View: good top-line momentum with some timing drag from RIS3 and CP7 starts. The AMP8 water cycle and energy/nuclear workstreams should underpin growth through the cycle.
Note the £17.0 million adjusting charge for fire and cladding compliance. That remains a sector-wide overhang, though Kier continues to work through legacy issues and reports insurance recoveries within the total.
Interpretation: management is leaning in here, and the portfolio is seasoning. Returns are not yet at target, but direction of travel is positive.

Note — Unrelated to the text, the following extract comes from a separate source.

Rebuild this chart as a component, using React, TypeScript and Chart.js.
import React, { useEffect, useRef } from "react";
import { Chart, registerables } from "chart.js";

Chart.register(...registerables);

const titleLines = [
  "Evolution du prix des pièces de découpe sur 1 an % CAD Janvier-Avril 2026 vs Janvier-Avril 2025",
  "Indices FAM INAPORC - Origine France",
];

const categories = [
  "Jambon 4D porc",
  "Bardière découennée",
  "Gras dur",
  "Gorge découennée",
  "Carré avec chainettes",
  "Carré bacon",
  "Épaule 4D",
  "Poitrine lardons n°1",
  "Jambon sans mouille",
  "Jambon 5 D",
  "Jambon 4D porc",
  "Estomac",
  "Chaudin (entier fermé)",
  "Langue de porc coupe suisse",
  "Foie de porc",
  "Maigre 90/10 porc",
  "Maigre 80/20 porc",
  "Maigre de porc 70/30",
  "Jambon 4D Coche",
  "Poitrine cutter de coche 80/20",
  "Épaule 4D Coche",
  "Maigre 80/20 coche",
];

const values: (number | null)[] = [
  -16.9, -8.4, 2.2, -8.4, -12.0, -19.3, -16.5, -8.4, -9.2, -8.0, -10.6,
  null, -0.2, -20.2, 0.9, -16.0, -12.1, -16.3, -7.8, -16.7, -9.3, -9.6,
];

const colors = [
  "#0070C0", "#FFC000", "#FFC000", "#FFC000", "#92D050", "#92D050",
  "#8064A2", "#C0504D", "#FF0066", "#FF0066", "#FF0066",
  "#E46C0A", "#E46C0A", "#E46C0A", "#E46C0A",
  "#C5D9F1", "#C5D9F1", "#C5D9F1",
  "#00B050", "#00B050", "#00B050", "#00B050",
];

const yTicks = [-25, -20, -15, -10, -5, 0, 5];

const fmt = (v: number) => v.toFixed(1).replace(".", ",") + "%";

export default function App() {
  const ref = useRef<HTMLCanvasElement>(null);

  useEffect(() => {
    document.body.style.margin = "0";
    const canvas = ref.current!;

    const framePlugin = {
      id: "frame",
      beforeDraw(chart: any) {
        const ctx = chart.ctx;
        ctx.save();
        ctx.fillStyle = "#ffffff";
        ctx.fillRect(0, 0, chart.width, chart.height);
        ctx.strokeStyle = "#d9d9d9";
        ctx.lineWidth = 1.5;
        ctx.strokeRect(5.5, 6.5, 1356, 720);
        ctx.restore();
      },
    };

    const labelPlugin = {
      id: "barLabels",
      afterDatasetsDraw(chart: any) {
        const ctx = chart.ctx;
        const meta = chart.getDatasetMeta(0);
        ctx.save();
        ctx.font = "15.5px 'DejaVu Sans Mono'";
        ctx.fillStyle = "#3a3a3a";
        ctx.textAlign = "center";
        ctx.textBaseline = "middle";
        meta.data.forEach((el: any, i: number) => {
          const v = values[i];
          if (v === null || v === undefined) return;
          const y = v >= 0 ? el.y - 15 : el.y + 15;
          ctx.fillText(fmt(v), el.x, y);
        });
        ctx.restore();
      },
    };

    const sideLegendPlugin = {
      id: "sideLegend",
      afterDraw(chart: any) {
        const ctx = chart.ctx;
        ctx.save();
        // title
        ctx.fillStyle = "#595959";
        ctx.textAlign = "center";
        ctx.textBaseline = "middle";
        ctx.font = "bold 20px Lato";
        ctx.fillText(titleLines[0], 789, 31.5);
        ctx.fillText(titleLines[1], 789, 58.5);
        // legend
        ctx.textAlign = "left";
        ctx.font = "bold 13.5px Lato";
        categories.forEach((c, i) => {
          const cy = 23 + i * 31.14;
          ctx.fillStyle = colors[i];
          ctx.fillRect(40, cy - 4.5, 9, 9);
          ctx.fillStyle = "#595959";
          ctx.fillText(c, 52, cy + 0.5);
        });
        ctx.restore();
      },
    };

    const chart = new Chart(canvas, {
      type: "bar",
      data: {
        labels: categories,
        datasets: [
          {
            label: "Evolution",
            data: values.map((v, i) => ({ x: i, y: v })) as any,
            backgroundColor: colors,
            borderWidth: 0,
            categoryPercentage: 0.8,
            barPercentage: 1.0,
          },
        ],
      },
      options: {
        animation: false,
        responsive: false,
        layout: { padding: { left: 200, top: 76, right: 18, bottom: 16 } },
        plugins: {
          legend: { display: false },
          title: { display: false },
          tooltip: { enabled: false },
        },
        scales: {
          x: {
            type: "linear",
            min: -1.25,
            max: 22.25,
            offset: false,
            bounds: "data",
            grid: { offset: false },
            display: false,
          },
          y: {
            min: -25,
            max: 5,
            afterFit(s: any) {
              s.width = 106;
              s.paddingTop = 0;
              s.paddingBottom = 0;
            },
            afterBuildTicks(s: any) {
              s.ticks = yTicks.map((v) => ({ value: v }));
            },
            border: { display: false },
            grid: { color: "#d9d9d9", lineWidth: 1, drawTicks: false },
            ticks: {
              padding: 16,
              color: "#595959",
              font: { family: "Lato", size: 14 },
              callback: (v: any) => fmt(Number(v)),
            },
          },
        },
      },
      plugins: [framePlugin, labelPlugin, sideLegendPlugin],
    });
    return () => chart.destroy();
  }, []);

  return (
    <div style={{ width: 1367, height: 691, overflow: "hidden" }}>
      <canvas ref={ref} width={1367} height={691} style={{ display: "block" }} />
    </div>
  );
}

Kier continues to focus on UK Government, regulated industries and long-term frameworks – areas where it is already a strategic supplier. With over 400 live projects and a modest average order size of c.£20 million in Construction, risk is spread sensibly.
ESG credentials support bidding: Scope 1 and 2 emissions fell another 4.3% year on year and are down 71% since FY19. Safety metrics improved materially (AIR down 25.8%). 71% of FY25 revenue is from green products and services, up from 69%.
Management says FY26 has started slightly ahead of Board expectations. With 91% of FY26 revenue secured and c.70% of FY27 in the bag, Kier has enviable visibility. The balance sheet is sturdier, liquidity is ample, and the long-term plan targets a 4.0%-4.5% adjusted operating margin with c.90% cash conversion through the cycle.
In my view, this is a solid delivery year that builds trust: incremental margin gains, disciplined bidding, and cash discipline translated into higher shareholder returns. The remaining homework is clear – push margins through 4%, keep working capital tight, and lift Property ROCE towards 15% by FY28. If those boxes keep getting ticked, the case for steady compounding strengthens.
Kier’s FY25 update shows profitable growth, improving margins and a stronger balance sheet, underpinned by a record order book. The 38% dividend uplift and buyback are not window dressing – they are backed by cash. There are still moving parts in Infrastructure Services timing and legacy compliance costs, but the direction of travel remains positive. For investors seeking exposure to UK infrastructure with growing income, Kier just strengthened its pitch.